Open Questions
The Quantum Family Tree Theory is not a finished theory. It is a research program. These are the open problems — stated honestly, with proposed directions for each. If you can solve any of them, get in touch.
1. How does a discrete binary tree yield a smooth 4D manifold?
The logarithmic fit d = a ln(1/E) + b provides a scalar distance metric, but not a full metric tensor gμν. The "dimensionality gap" between a tree and a Riemannian manifold is the most immediate theoretical challenge.
Proposed direction: Use multidimensional scaling (MDS) or manifold learning to embed the N×N leaf-entanglement matrix into a continuous coordinate system. Compute Ricci curvature of the emergent graph and test whether it satisfies Einstein's field equations in the large-N limit.
2. Is the decay exponent α ≈ 1.678 universal?
Our simulations show entanglement decay steeper than classical kinship by a factor of 1.678. Is this a fundamental constant of quantum genealogy, or an artifact of the specific gates (CNOT, Hadamard) used in the simulation?
Proposed direction: Vary the decoherence gates, branching factor (ternary vs. binary trees), and distribution of random unitaries. If α converges across variations, it is a universality class — potentially related to holographic constants or the central charge of the boundary theory.
3. What lives in the ancestral bulk?
In our model, ancestor qubits are traced out to leave only observable leaf states. In AdS/CFT, the analogous structure is the "bulk" spacetime where gravity lives. Can we recover ancestor information from leaf entanglement patterns?
Proposed direction: Treat every internal node as a quantum gate maintaining wormhole connectivity between distant leaves.

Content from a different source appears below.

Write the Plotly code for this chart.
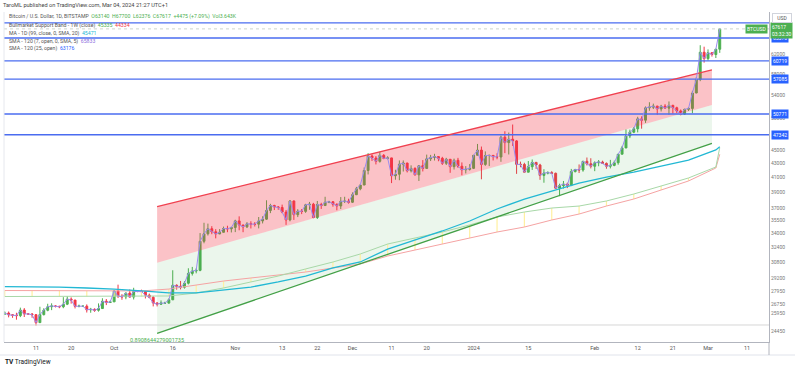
import math
import pandas as pd
import plotly.graph_objects as go

# ---------------- data ----------------
dates = pd.date_range("2023-09-02", "2024-03-04", freq="D")

open_ = [
    # Sep 2-30
    25800,25870,25970,25820,25780,25750,26240,25900,25890,25830,25150,25840,26220,26530,26600,26570,26530,26760,27220,27130,26570,26580,26580,26260,26300,26220,26370,27030,26910,
    # Oct
    26970,27980,27500,27430,27780,27410,27930,27950,27920,27590,27390,26870,26760,26860,26860,27160,28520,28420,28330,28720,29680,29920,29990,33070,33920,34500,34150,33900,34090,34530,34490,
    # Nov
    34650,35420,34940,34720,35080,35040,35040,35420,35630,36690,37310,37130,37060,36490,35540,37880,36170,36600,36580,37390,37470,35830,37440,37300,37720,37780,37460,37250,37830,37860,
    # Dec
    37720,38690,39460,39970,41980,44080,43770,43290,44170,43720,43790,41240,41450,42880,43030,41940,42270,41370,42660,42270,43660,43860,43990,43730,43010,43590,42520,43440,42580,42070,42140,
    # Jan
    42280,44180,44960,42840,44150,44160,43970,43930,46950,46110,46640,46370,42850,42840,41740,42510,43140,42760,41290,41620,41670,41580,39550,39890,40100,39940,41820,42120,42040,43300,42940,
    # Feb
    42580,43080,43190,42990,42580,42700,43090,44340,45290,47150,47760,48300,49950,49720,51830,51950,52130,51640,52120,51780,52260,51850,51300,50750,51570,51730,54490,57050,62500,
    # Mar 1-4
    61180,62400,62030,63140,
]
high = [
    25970,26120,26110,25880,26000,26450,26410,25940,25970,25880,26530,26400,26800,26840,26660,26620,27400,27490,27380,27160,26720,26630,26740,26430,26390,26830,27300,27230,27090,
    28050,28580,27680,27830,28120,28280,28030,28100,27980,27730,27480,26940,27100,26980,27290,30000,28610,28940,28920,30200,30340,30200,34000,35200,35100,34800,34450,34460,34750,34850,34720,
    35560,35970,34940,35280,35380,35280,35890,35980,37970,37520,37400,37240,37420,36750,37970,37940,36850,36870,37520,37760,37640,37880,37650,38420,37900,37840,37580,38380,38420,38170,
    38990,39720,40000,42400,44500,44300,44060,44700,44360,44040,43810,42080,43420,43420,43100,42710,42430,42750,43470,44280,44240,44400,44020,43950,43800,43600,43690,43800,43130,42600,42890,
    44200,45900,45500,44760,44280,44230,44480,47200,47900,47700,49000,46500,43250,43080,43330,43560,43200,42930,42160,41860,41880,41680,40150,40520,40290,42200,42200,42840,43310,43850,43740,
    43290,43480,43380,43120,43500,43400,44350,45600,48200,48170,48580,50300,50370,52080,52820,52570,52200,52360,52480,52960,52380,52030,51540,51690,51950,54900,57500,64000,63680,
    63100,62450,63220,67700,
]
low = [
    25730,25810,25600,25560,25400,25620,25630,25810,25560,24900,25130,25760,26130,26230,26470,26400,26400,26680,26810,26380,26480,26520,26020,26000,26080,26100,26340,26680,26890,
    26960,27320,27160,27210,27360,27190,27860,27700,27280,27300,26560,26560,26690,26820,26800,27130,28100,28130,28200,28600,29470,29690,29900,32850,33720,33870,33400,33880,34050,34100,34070,
    34110,34320,34100,34580,34530,34760,34540,35120,35540,36360,36740,36770,36350,34950,35370,35540,35880,36240,36400,36770,35740,35650,36880,37270,37600,37160,36710,36870,37620,37540,
    37620,38640,39270,39960,41420,43350,42840,43100,43600,43570,40230,40690,40620,41830,41700,41700,41260,40520,41840,42210,43330,43410,43300,42770,42760,41650,42110,42340,41300,41560,41970,
    42180,44170,40750,42640,42600,43420,43590,43220,44500,44300,45600,41500,42440,41720,41720,42050,42200,40680,40280,41430,41500,39450,38500,39500,39560,39820,41700,41620,41800,42690,42270,
    41880,42580,42900,42220,42270,42580,42800,44340,45250,46810,47600,47720,48320,49270,51330,51620,50640,51200,51710,50650,50830,50930,50540,50600,51300,50900,54450,56700,60360,
    60780,61600,61300,62376,
]
close = [
    25870,25970,25820,25780,25750,26240,25900,25890,25830,25150,25840,26220,26530,26600,26570,26530,26760,27220,27130,26570,26580,26580,26260,26300,26220,26370,27030,26910,26970,
    27980,27500,27430,27780,27410,27930,27950,27920,27590,27390,26870,26760,26860,26860,27160,28520,28420,28330,28720,29680,29920,29990,33070,33920,34500,34150,33900,34090,34530,34490,34650,
    35420,34940,34720,35080,35040,35040,35420,35630,36690,37310,37130,37060,36490,35540,37880,36170,36600,36580,37390,37470,35830,37440,37300,37720,37780,37460,37250,37830,37860,37720,
    38690,39460,39970,41980,44080,43770,43290,44170,43720,43790,41240,41450,42880,43030,41940,42270,41370,42660,42270,43660,43860,43990,43730,43010,43590,42520,43440,42580,42070,42140,42280,
    44180,44960,42840,44150,44160,43970,43930,46950,46110,46640,46370,42850,42840,41740,42510,43140,42760,41290,41620,41670,41580,39550,39890,40100,39940,41820,42120,42040,43300,42940,42580,
    43080,43190,42990,42580,42700,43090,44340,45290,47150,47760,48300,49950,49720,51830,51950,52130,51640,52120,51780,52260,51850,51300,50750,51570,51730,54490,57050,62500,61180,
    62400,62030,63140,67617,
]

# weekly samples (Sundays) + current bar
week_dates = list(pd.date_range("2023-09-03", "2024-03-03", freq="7D")) + [pd.Timestamp("2024-03-04")]
band_sma20w = [27460,27460,27460,27460, 27460,27460,27510,27790,28260, 28840,29420,30130,30845,
               31690,32770,33440,34120,34940, 35890,36500,36990,37240, 37880,38780,39840,40930, 42470, 45335]
band_ema21w = [28020,28020,28020,27980, 27980,27980,28160,28550,28930, 29230,29520,29820,30230,
               30640,31470,32120,32770,33440, 34120,34700,35530,36250, 37240,38130,39310,40520, 42330, 44334]
ma99 = [28400,28400,28350,28260, 28160,27980,27790,27790,28070, 28350,28840,29420,30230,
        30845,32220,33220,34240,35410, 36870,38130,39170,40240, 41060,41760,42610,43480, 44980, 45471]

levels_blue = [69000, 65570, 60719, 57085, 50771, 47342]
levels_labeled = [65570, 60719, 57085, 50771, 47342]
level_gray = 24950
last_price = 67617

chan_dates = ["2023-10-12", "2024-03-02"]
chan_upper = [37160, 58880]
chan_base = [30770, 52330]
chan_lower = [24260, 46000]
pearson_r = "0.8908644279001735"

ytick_vals = [24450, 25950, 26750, 27950, 29200, 30800, 32400, 34000, 35500, 37000,
              39000, 41000, 43000, 45000, 50000, 54000, 58000, 62000]
xtick_dates = ["2023-09-11", "2023-09-20", "2023-10-01", "2023-10-16", "2023-11-01", "2023-11-13",
               "2023-11-22", "2023-12-01", "2023-12-11", "2023-12-20", "2024-01-01", "2024-01-15",
               "2024-02-01", "2024-02-12", "2024-02-21", "2024-03-01", "2024-03-11"]
xtick_text = ["11", "20", "Oct", "16", "Nov", "13", "22", "Dec", "11", "20", "2024", "15",
              "Feb", "12", "21", "Mar", "11"]

# ---------------- styling ----------------
UP = "#4caf50"
DOWN = "#f23645"
BLUE = "#2962ff"
FONT = "Roboto"
X_RANGE = ["2023-09-02 19:30", "2024-03-16 14:30"]
Y_RANGE = [4.3722, 4.85475]
LEG = 5.2

PL, PR, PT, PB = 4, 769, 12, 342


def px(p):
    return (p - PL) / (PR - PL)


def py(p):
    return (PB - p) / (PB - PT)


fig = go.Figure()

# regression channel fills
fig.add_trace(go.Scatter(x=chan_dates, y=chan_lower, mode="lines", line=dict(width=0), hoverinfo="skip"))
fig.add_trace(go.Scatter(x=chan_dates, y=chan_base, mode="lines", line=dict(width=0),
                         fill="tonexty", fillcolor="rgba(76,175,80,0.11)", hoverinfo="skip"))
fig.add_trace(go.Scatter(x=chan_dates, y=chan_upper, mode="lines", line=dict(width=0),
                         fill="tonexty", fillcolor="rgba(242,54,69,0.30)", hoverinfo="skip"))

# gray level and last price line
fig.add_trace(go.Scatter(x=X_RANGE, y=[level_gray, level_gray], mode="lines",
                         line=dict(color="#d6d6d6", width=1), hoverinfo="skip"))
fig.add_trace(go.Scatter(x=X_RANGE, y=[last_price, last_price], mode="lines",
                         line=dict(color="#cdd5cd", width=1, dash="dot"), hoverinfo="skip"))

# bull market support band: yellow weekly marks
mx, my = [], []
for d, a, b in zip(week_dates[:-1], band_ema21w[:-1], band_sma20w[:-1]):
    mx += [d, d, None]
    my += [a, b, None]
fig.add_trace(go.Scatter(x=mx, y=my, mode="lines", line=dict(color="#fff0a0", width=1.2), hoverinfo="skip"))
fig.add_trace(go.Scatter(x=week_dates, y=band_ema21w, mode="lines",
                         line=dict(color="#f5a3a3", width=1), hoverinfo="skip"))
fig.add_trace(go.Scatter(x=week_dates, y=band_sma20w, mode="lines",
                         line=dict(color="#a8d8a8", width=1), hoverinfo="skip"))
fig.add_trace(go.Scatter(x=week_dates, y=ma99, mode="lines",
                         line=dict(color="#22b8d4", width=1.3), hoverinfo="skip"))

# blue horizontal levels
for v in levels_blue:
    fig.add_trace(go.Scatter(x=X_RANGE, y=[v, v], mode="lines",
                             line=dict(color="#4a6cf0", width=1.4), hoverinfo="skip"))

# regression lines
fig.add_trace(go.Scatter(x=chan_dates, y=chan_upper, mode="lines",
                         line=dict(color="#f0404f", width=1.3), hoverinfo="skip"))
fig.add_trace(go.Scatter(x=chan_dates, y=chan_lower, mode="lines",
                         line=dict(color="#43a047", width=1.3), hoverinfo="skip"))

# candles
fig.add_trace(go.Candlestick(
    x=dates, open=open_, high=high, low=low, close=close,
    increasing=dict(line=dict(color=UP, width=1), fillcolor=UP),
    decreasing=dict(line=dict(color=DOWN, width=1), fillcolor=DOWN),
    whiskerwidth=0, hoverinfo="skip",
))

# short SMA (tracks closes)
fig.add_trace(go.Scatter(x=dates, y=close, mode="lines",
                         line=dict(color="#9a8cf0", width=1), hoverinfo="skip"))

ann = []


def note(text, x, y, xanchor="left", yanchor="middle", size=5.5, color="#333", **kw):
    ann.append(dict(text=text, x=x, y=y, xref="paper", yref="paper", xanchor=xanchor,
                    yanchor=yanchor, showarrow=False, font=dict(family=FONT, size=size, color=color), **kw))


note("TaroML published on TradingView.com, Mar 04, 2024 21:27 UTC+1", px(1), py(5.5), size=5.6, color="#444")
note('Bitcoin / U.S. Dollar, 1D, BITSTAMP  <span style="color:#4caf50">O63140  H67700  L62376  C67617  +4475 (+7.09%)  Vol3.643K</span>',
     px(7), py(16.7), size=LEG, color="#555")
note('Bullmarket Support Band - 1W (close)  <span style="color:#4caf50">45335</span>  <span style="color:#f23645">44334</span>',
     px(7), py(25.7), size=LEG, color="#555")
note('MA - 1D (99, close, 0, SMA, 20)  <span style="color:#22b8d4">45471</span>', px(7), py(33.3), size=LEG, color="#555")
note('SMA - 120 (7, open, 0, SMA, 5)  <span style="color:#8e6fe0">65833</span>', px(7), py(41), size=LEG, color="#555")
note('SMA - 120 (25, open)  <span style="color:#2962ff">63176</span>', px(7), py(48.3), size=LEG, color="#555")

# Pearson's R label
ann.append(dict(text=pearson_r, x=chan_dates[0], y=py(339.5), xref="x", yref="paper", xanchor="center",
                yanchor="middle", showarrow=False, font=dict(family=FONT, size=5.5, color=UP)))

# price axis labels
for v in levels_labeled:
    ann.append(dict(text=str(v), x=px(771), y=math.log10(v), xref="paper", yref="y", xanchor="left",
                    yanchor="middle", showarrow=False, bgcolor=BLUE, borderpad=1,
                    font=dict(family=FONT, size=5, color="white")))
ann.append(dict(text=f"{last_price}<br>03:32:30", x=px(770), y=math.log10(last_price), xref="paper", yref="y",
                xanchor="left", yanchor="middle", yshift=-2, showarrow=False, bgcolor=UP, borderpad=1,
                align="left", font=dict(family=FONT, size=5, color="white")))
ann.append(dict(text="BTCUSD", x=px(768), y=math.log10(last_price), xref="paper", yref="y",
                xanchor="right", yanchor="middle", showarrow=False, bgcolor=UP, borderpad=1,
                font=dict(family=FONT, size=5, color="white")))
note("USD", px(782), py(17.5), xanchor="center", size=5, color="#555", bordercolor="#d1d4dc",
     borderwidth=1, borderpad=1, bgcolor="white", width=16)
note("<b>TV</b> TradingView", px(3), py(362), size=6.5, color="#131722")

shapes = [
    dict(type="line", xref="paper", yref="paper", x0=0, x1=0, y0=0, y1=1, line=dict(color="#e6e8ee", width=1)),
    dict(type="line", xref="paper", yref="paper", x0=px(0), x1=px(795), y0=py(355), y1=py(355),
         line=dict(color="#e0e3eb", width=1)),
    dict(type="line", xref="paper", yref="paper", x0=1, x1=1, y0=py(342), y1=py(355),
         line=dict(color="#b2b5be", width=1)),
]

fig.update_layout(
    width=800, height=370,
    margin=dict(l=PL, r=800 - PR, t=PT, b=370 - PB),
    paper_bgcolor="white", plot_bgcolor="white", showlegend=False,
    annotations=ann, shapes=shapes,
    xaxis=dict(type="date", range=X_RANGE, showgrid=False, zeroline=False, showline=True,
               linecolor="#b2b5be", linewidth=1, tickvals=xtick_dates, ticktext=xtick_text, ticks="",
               tickfont=dict(family=FONT, size=5.5, color="#555"), rangeslider=dict(visible=False)),
    yaxis=dict(type="log", side="right", range=Y_RANGE, showgrid=False, zeroline=False, showline=True,
               linecolor="#b2b5be", linewidth=1, tickvals=ytick_vals, ticktext=[str(v) for v in ytick_vals],
               ticks="", tickfont=dict(family=FONT, size=5, color="#777")),
)

fig.write_html("out.html", config={"displayModeBar": False, "staticPlot": True},
               post_script="document.body.style.margin='0';document.body.style.overflow='hidden';")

Attempt bulk reconstruction — recovering ancestor qubit states from leaf entanglement — analogous to the entanglement wedge reconstruction program in holography.
4. Can we scale to hundreds of leaves?
Sixteen leaves is a toy universe. To observe curvature, topology, and dimensional structure, we need orders of magnitude more. The current statevector method is limited to ~30 qubits by memory.
Proposed direction: Transition to tensor network approximations (Matrix Product States) which exploit the tree's natural entanglement hierarchy. This could enable depths of n > 20 (millions of leaves), testing stability of the distance-entanglement relationship as the universe expands significantly.
5. What is f?
The central equation d(i,j) = f(1/E(i,j)) requires determining the function f. Our data supports logarithmic (consistent with Ryu-Takayanagi), but power-law fits slightly better at small N. The exact functional form may depend on dimensionality and is one of the deepest questions in the program.
Proposed direction: Larger simulations with more data points (more genealogical distances) to discriminate between functional forms. Analytical derivation from first principles, starting with the known properties of von Neumann entropy and the structure of binary trees.
6. Does this reproduce Einstein's equations?
The ultimate test. If emergent geometry from entanglement is correct, the Einstein field equations must emerge in the classical limit. No one — not just this conjecture, but the entire It from Qubit program — has achieved this in full generality yet.
Proposed direction: This is the quantum gravity problem itself. The genealogical framework provides a specific structure to work with: a metric derived from entanglement, dynamics driven by tree growth. The hope is that the specificity of the mechanism — compared to abstract tensor network arguments — makes the derivation more tractable.